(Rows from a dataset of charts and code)

[start]

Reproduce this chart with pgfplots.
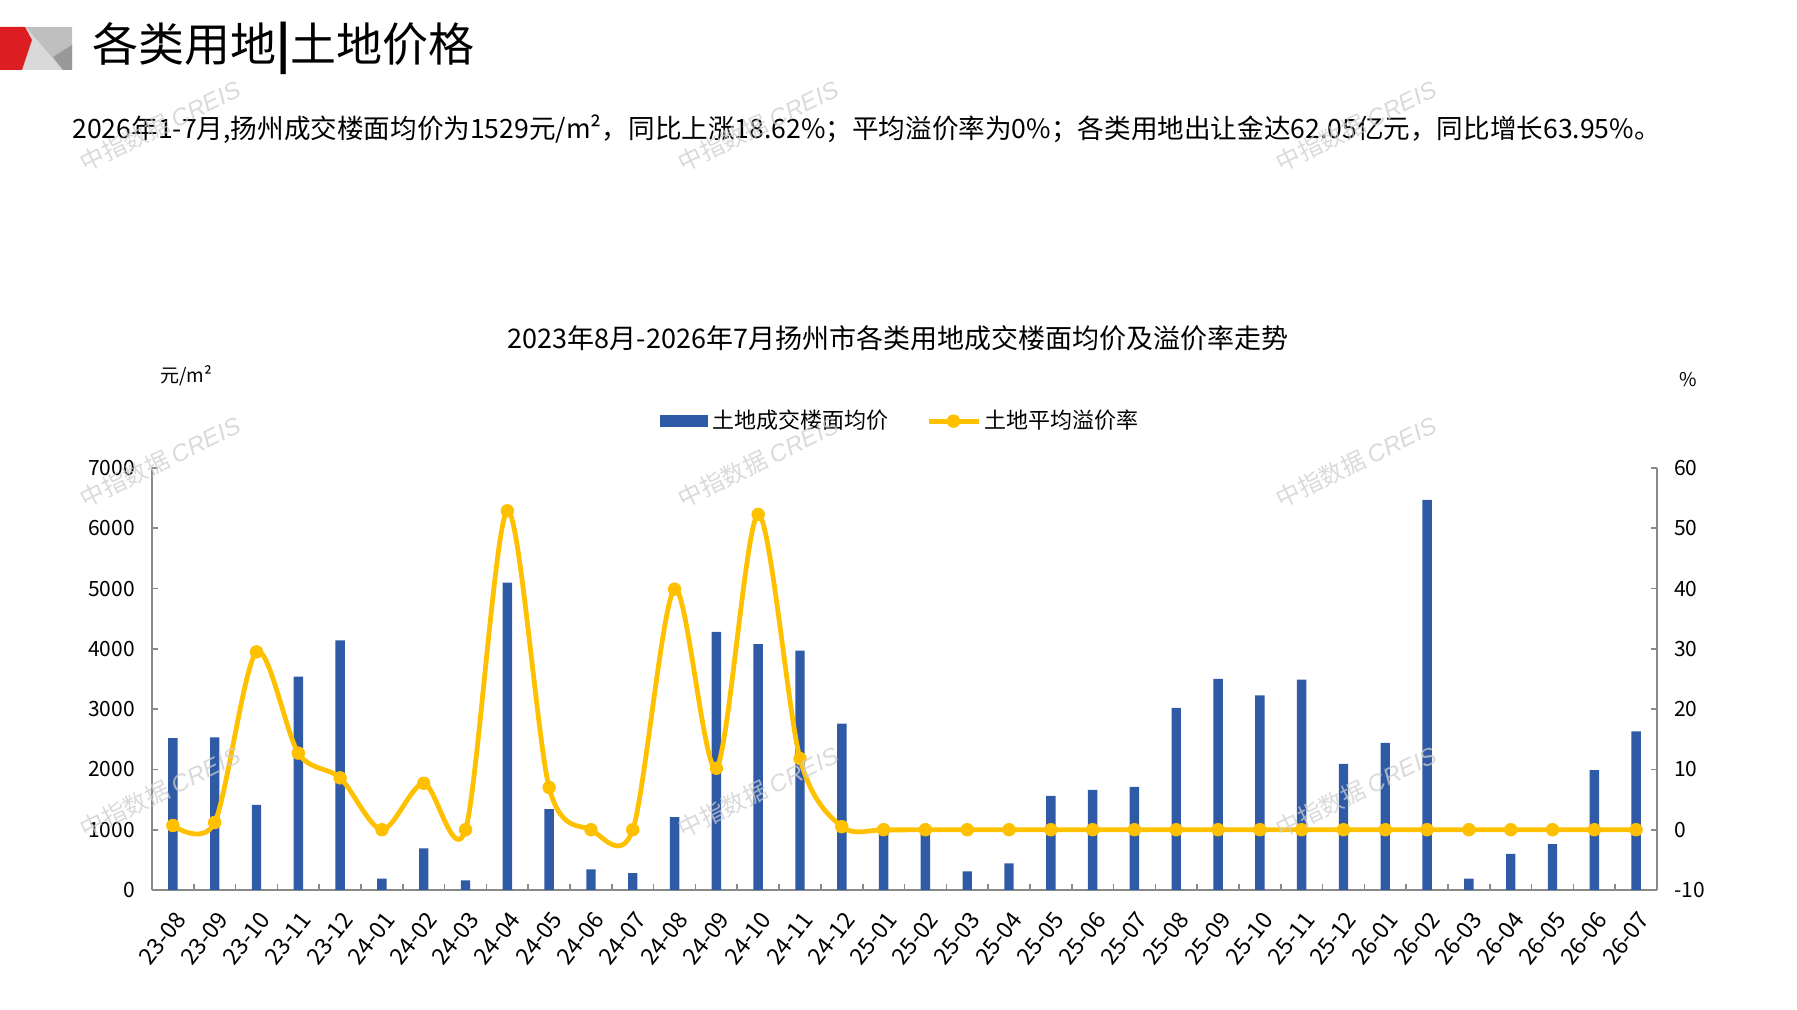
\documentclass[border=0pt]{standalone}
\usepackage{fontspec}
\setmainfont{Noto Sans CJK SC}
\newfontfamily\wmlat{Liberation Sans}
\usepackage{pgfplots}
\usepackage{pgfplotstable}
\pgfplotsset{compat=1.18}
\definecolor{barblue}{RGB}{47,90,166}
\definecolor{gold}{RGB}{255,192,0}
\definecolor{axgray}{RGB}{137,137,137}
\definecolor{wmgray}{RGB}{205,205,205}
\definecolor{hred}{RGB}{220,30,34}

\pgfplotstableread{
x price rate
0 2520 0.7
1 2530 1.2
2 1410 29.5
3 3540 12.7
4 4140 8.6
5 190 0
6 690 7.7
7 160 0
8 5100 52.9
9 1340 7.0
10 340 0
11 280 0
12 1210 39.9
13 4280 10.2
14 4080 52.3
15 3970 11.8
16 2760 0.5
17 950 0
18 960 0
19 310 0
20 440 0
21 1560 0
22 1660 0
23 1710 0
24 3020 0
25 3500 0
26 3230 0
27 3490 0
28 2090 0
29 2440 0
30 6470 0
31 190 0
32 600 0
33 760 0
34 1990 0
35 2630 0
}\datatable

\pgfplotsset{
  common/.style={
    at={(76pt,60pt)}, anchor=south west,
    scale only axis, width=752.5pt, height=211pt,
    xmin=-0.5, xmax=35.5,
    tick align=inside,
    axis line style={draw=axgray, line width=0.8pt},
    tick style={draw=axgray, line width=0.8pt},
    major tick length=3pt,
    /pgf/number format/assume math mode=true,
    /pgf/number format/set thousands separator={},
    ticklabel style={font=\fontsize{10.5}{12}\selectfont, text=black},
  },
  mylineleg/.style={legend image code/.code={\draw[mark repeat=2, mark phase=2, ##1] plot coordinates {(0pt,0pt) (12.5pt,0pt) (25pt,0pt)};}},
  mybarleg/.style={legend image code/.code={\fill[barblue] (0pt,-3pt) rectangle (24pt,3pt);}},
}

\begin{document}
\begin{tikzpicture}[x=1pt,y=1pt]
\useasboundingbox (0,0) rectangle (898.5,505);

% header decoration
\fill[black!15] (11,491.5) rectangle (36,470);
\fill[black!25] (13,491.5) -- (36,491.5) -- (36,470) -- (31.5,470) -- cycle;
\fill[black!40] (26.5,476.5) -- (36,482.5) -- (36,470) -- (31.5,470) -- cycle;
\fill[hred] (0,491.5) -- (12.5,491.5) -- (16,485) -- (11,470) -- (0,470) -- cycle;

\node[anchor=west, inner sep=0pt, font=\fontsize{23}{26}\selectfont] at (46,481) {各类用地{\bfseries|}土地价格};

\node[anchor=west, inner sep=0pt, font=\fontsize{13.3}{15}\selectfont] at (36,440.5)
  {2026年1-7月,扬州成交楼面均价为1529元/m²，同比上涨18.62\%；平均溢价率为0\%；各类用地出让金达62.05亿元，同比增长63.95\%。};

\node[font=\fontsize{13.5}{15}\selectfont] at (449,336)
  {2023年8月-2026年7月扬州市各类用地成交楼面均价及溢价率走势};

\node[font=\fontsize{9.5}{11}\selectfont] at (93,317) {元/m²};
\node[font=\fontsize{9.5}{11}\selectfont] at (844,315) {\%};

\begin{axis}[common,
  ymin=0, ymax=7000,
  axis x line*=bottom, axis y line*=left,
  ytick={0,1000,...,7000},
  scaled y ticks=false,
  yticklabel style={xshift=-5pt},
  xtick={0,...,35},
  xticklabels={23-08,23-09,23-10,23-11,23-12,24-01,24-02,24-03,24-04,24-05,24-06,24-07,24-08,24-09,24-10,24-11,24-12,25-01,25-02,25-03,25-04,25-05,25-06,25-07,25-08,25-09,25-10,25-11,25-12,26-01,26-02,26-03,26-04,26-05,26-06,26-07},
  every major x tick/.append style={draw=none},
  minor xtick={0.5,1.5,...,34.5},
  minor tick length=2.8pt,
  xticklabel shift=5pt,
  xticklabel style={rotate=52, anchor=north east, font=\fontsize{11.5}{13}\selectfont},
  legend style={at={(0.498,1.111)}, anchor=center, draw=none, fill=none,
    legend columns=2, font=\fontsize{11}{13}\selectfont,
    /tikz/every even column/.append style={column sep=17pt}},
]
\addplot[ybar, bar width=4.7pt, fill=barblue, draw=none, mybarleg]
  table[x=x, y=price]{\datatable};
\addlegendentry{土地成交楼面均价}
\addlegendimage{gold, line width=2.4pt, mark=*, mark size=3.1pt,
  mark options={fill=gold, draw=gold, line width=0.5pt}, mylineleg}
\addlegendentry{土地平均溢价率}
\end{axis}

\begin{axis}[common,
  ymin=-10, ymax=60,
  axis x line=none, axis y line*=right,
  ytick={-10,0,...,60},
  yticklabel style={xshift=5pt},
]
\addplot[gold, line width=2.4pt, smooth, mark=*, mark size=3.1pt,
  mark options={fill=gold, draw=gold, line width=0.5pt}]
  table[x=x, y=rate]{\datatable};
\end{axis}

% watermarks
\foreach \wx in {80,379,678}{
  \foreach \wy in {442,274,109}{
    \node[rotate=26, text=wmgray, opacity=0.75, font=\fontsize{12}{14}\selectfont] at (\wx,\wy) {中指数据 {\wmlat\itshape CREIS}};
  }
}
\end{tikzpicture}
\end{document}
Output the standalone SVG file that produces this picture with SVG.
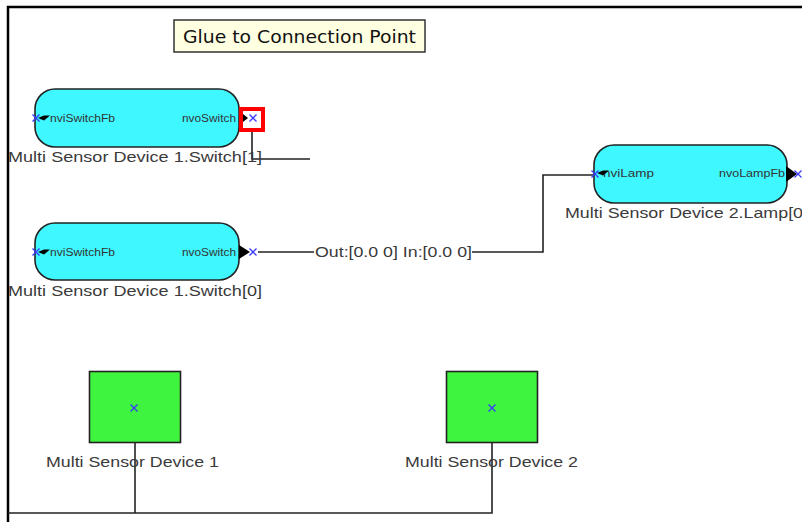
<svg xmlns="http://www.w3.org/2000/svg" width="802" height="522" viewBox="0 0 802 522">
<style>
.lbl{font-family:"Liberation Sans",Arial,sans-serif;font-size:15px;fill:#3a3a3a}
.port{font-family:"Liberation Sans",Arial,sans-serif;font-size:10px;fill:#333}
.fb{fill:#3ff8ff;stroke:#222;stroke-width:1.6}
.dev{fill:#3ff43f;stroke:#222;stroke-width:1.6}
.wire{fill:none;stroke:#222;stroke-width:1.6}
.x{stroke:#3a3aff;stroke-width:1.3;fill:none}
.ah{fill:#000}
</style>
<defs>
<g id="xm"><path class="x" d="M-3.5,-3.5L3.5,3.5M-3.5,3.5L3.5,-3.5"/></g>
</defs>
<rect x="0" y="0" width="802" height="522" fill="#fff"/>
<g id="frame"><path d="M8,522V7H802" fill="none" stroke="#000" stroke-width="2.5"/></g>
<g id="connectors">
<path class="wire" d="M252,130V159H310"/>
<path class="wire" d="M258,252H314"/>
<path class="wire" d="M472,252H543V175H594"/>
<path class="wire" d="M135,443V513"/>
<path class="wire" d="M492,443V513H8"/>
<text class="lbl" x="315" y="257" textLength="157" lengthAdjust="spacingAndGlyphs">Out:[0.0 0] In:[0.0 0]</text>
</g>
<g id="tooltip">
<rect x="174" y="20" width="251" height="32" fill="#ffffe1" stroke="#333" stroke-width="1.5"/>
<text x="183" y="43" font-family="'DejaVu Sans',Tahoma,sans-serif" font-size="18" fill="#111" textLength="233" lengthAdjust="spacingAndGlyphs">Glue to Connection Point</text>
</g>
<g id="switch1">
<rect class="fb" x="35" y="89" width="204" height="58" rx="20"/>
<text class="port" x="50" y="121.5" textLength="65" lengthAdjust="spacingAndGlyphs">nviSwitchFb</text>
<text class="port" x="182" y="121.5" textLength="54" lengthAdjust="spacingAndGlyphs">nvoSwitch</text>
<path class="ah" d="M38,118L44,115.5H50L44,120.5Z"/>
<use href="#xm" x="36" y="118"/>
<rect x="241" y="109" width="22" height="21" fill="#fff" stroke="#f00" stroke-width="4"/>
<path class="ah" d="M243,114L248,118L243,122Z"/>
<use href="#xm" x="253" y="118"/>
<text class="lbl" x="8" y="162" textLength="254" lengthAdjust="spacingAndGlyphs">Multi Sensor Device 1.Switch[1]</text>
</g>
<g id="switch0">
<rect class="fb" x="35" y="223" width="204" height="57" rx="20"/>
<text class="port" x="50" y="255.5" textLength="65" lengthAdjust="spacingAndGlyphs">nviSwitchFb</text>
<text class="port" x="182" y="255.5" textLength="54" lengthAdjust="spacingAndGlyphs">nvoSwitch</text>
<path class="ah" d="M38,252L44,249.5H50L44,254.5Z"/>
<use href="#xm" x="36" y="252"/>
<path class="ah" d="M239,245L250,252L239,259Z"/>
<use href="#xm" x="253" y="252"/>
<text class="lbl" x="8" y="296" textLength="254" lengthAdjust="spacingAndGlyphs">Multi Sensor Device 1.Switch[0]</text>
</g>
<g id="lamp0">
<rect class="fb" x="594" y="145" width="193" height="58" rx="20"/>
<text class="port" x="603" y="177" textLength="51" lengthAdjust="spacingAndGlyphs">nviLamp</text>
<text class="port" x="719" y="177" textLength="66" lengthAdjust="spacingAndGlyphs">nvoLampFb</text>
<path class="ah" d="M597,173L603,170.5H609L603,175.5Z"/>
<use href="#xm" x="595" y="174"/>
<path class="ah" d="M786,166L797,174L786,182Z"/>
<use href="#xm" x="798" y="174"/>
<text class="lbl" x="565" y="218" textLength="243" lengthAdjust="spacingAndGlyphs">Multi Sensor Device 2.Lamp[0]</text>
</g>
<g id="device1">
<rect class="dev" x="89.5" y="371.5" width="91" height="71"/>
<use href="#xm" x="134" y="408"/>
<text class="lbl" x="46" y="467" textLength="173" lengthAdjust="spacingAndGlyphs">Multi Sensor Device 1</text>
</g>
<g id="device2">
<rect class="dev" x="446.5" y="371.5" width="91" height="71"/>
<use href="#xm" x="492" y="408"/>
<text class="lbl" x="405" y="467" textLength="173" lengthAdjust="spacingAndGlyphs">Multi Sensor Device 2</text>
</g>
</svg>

[end]

_Instruction_
Reply with the number of lines in the material above that contain "standalone", and nothing more.

_Solution_
2